## DATA SECTION
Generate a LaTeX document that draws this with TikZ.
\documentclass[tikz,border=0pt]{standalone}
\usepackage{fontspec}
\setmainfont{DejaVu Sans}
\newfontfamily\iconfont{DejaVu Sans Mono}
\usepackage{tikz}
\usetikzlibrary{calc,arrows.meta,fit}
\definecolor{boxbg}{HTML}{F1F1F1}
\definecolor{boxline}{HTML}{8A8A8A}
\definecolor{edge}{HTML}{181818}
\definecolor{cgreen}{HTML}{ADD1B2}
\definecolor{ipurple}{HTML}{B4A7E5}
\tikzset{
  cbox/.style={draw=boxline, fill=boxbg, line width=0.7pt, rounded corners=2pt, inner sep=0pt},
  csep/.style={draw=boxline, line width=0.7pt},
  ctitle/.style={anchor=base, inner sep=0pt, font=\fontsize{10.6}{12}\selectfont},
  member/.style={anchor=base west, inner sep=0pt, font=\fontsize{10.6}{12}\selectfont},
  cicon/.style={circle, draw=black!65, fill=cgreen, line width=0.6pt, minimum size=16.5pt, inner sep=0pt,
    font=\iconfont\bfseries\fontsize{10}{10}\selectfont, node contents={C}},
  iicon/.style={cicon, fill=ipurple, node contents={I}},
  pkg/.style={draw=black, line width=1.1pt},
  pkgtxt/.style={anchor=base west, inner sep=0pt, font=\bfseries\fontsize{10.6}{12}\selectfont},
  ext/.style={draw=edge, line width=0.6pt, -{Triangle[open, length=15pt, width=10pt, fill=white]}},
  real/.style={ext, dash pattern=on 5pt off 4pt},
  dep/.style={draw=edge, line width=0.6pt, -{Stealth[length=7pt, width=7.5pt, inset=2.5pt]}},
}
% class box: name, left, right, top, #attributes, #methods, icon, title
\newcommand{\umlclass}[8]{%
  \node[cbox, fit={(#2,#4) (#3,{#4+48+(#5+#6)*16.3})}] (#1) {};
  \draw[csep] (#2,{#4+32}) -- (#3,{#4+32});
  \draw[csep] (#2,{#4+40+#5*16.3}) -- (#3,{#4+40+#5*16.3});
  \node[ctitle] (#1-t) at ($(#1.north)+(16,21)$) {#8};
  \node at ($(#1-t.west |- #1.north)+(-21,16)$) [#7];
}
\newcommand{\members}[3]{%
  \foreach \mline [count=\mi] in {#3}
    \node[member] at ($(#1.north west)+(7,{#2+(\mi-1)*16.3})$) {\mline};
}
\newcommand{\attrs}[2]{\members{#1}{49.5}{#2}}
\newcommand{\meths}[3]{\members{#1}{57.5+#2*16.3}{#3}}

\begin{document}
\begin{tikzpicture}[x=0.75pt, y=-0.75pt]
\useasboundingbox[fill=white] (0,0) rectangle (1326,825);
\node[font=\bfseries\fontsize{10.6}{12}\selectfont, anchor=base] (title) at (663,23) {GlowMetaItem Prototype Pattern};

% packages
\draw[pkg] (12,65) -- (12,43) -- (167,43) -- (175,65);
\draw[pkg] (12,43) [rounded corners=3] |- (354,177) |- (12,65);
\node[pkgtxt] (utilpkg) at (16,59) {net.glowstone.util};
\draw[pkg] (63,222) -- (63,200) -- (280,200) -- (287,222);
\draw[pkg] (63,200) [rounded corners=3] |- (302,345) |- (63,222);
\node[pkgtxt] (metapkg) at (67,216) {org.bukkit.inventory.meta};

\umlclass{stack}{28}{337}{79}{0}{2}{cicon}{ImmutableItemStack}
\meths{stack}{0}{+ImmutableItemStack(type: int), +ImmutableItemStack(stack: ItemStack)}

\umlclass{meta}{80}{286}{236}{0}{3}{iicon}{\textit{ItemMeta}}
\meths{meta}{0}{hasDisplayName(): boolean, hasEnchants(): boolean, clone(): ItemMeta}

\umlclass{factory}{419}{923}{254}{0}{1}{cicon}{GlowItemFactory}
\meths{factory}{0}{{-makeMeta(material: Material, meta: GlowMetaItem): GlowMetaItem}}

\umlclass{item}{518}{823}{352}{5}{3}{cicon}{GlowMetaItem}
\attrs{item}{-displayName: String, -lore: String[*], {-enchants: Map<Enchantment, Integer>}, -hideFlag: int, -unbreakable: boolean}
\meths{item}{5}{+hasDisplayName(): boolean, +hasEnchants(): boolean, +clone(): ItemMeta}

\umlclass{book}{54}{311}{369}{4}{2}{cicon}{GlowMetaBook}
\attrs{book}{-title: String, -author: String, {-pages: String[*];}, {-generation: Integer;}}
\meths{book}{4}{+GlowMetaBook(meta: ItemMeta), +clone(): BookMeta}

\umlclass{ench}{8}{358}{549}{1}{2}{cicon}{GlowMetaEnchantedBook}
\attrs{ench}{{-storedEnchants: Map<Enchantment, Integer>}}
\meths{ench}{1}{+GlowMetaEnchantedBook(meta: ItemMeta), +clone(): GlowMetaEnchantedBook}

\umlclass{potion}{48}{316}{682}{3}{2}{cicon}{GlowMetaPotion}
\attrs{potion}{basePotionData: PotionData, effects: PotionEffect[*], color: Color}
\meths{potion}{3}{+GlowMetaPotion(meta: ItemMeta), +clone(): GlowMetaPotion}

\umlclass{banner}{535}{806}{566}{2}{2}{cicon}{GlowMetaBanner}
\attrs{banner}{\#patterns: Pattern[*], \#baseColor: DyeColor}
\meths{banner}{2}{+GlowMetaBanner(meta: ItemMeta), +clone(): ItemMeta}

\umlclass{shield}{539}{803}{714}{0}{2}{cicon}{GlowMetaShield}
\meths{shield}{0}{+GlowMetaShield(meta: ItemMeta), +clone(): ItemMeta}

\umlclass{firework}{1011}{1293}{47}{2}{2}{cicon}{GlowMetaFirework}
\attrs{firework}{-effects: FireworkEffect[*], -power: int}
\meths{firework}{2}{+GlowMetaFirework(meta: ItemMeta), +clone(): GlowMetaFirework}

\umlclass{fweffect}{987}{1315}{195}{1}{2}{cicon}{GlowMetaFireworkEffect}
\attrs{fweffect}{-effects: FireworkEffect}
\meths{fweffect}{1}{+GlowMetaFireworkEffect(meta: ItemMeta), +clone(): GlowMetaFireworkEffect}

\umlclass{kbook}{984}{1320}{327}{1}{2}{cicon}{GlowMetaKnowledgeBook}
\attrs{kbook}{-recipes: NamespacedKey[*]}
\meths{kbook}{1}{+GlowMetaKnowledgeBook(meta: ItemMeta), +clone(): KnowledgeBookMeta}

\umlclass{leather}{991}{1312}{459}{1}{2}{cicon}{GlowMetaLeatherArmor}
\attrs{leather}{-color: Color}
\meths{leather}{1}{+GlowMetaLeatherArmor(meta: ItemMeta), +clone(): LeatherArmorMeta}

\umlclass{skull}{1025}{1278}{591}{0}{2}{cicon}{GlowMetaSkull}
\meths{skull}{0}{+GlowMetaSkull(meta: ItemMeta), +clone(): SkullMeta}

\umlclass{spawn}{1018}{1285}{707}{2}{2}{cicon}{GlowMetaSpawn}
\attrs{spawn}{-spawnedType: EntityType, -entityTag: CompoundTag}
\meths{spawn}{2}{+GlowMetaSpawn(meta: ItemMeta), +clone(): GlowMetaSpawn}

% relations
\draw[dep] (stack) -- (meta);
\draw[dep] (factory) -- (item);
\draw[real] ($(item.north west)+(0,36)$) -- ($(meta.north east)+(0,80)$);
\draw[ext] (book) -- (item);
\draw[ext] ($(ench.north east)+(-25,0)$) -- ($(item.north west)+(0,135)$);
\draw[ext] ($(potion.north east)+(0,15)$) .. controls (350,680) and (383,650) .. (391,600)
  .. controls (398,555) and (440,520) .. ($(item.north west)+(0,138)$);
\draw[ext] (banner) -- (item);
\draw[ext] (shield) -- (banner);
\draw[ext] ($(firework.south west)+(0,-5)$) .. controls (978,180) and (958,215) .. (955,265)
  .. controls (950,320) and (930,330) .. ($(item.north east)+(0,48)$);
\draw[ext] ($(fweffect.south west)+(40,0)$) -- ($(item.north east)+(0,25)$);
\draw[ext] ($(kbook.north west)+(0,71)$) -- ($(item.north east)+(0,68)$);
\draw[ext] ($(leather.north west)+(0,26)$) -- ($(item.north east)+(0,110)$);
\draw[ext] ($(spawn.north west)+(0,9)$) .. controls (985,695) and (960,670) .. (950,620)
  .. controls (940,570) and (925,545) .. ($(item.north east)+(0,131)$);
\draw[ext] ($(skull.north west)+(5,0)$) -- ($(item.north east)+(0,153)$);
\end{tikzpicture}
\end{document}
--
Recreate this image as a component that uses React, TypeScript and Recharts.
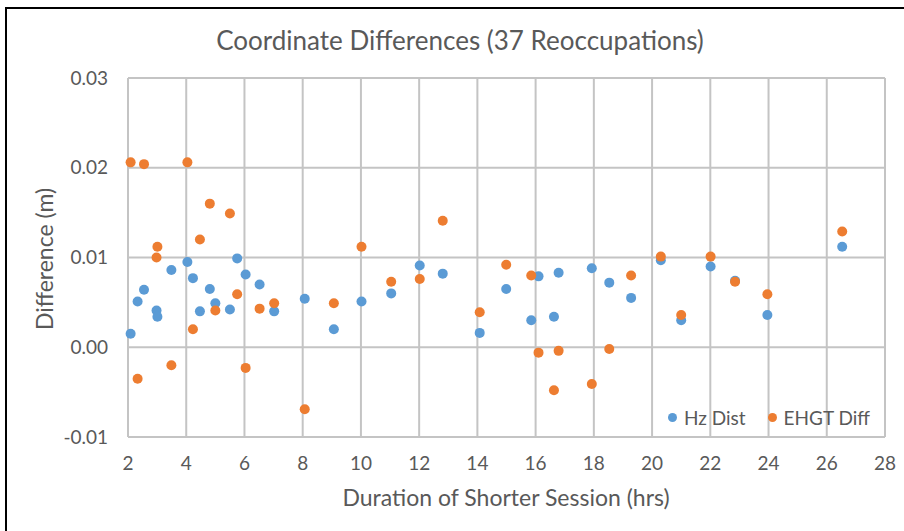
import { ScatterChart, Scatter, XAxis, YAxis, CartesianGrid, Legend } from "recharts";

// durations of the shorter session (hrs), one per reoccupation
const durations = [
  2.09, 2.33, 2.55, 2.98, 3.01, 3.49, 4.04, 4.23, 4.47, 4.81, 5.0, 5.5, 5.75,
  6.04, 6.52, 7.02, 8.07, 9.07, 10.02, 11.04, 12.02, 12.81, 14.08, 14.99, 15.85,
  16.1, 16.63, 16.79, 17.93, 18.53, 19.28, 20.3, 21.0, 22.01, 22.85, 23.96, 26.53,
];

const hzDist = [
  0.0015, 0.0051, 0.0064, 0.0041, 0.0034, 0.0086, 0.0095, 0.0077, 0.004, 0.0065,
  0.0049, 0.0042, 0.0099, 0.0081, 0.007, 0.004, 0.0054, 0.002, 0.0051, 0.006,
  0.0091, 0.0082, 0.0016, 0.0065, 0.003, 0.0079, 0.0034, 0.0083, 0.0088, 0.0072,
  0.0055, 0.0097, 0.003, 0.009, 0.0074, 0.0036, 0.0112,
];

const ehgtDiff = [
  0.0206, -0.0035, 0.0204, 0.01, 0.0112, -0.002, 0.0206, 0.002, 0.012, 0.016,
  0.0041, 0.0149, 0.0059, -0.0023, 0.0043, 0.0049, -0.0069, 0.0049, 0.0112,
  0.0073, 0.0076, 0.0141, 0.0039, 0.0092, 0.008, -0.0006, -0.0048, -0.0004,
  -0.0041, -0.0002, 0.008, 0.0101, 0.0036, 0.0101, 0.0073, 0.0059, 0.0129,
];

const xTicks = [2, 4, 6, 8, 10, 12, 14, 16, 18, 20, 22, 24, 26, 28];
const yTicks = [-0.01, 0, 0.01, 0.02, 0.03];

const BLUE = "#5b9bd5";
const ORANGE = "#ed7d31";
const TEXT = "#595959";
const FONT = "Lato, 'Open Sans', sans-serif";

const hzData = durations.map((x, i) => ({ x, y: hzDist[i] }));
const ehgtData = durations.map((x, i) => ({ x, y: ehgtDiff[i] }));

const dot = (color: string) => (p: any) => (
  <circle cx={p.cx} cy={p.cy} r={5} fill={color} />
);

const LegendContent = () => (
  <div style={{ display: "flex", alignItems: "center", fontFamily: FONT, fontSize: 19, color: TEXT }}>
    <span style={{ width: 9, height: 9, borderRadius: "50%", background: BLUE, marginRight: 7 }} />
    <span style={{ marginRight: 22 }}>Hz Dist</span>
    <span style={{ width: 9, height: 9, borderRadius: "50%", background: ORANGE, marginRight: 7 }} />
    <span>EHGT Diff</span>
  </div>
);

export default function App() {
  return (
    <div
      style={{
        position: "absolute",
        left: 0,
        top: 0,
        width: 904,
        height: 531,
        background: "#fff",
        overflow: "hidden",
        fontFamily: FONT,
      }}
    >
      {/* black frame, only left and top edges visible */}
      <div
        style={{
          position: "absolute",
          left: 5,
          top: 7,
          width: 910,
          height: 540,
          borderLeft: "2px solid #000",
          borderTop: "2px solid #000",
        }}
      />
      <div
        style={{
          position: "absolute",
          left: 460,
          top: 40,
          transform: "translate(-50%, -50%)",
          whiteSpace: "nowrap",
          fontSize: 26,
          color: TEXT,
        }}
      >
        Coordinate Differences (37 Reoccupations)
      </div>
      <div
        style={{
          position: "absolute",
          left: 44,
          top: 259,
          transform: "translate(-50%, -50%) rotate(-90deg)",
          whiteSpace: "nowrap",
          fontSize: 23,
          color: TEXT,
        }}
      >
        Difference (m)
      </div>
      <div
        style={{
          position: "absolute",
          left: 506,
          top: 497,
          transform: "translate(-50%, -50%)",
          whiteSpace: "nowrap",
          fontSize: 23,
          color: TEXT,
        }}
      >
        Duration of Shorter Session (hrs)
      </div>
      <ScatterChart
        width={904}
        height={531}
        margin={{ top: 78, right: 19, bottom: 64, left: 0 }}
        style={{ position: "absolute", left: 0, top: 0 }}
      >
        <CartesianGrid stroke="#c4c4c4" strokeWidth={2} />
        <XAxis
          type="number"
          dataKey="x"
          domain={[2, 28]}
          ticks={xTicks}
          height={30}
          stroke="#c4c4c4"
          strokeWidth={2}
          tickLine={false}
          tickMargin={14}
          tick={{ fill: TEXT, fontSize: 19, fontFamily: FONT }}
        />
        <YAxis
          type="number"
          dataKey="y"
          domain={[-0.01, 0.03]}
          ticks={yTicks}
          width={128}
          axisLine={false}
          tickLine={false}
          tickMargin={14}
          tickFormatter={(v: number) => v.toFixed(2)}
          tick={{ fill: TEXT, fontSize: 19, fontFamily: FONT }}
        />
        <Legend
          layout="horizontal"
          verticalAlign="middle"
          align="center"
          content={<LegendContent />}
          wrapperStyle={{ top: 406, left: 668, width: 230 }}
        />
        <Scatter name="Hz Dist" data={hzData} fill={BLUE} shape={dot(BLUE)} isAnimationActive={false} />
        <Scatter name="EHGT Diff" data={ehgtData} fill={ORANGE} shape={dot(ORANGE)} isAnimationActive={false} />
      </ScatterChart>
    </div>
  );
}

## WORK REQUIRED
Reproduce exactly, and only, the lines from the one containing "Recreate this image" through the one containing "YAxis, CartesianGrid, Legend", including both; leave out any pictures.

## EXERCISE ANSWER
Recreate this image as a component that uses React, TypeScript and Recharts.
import { ScatterChart, Scatter, XAxis, YAxis, CartesianGrid, Legend } from "recharts";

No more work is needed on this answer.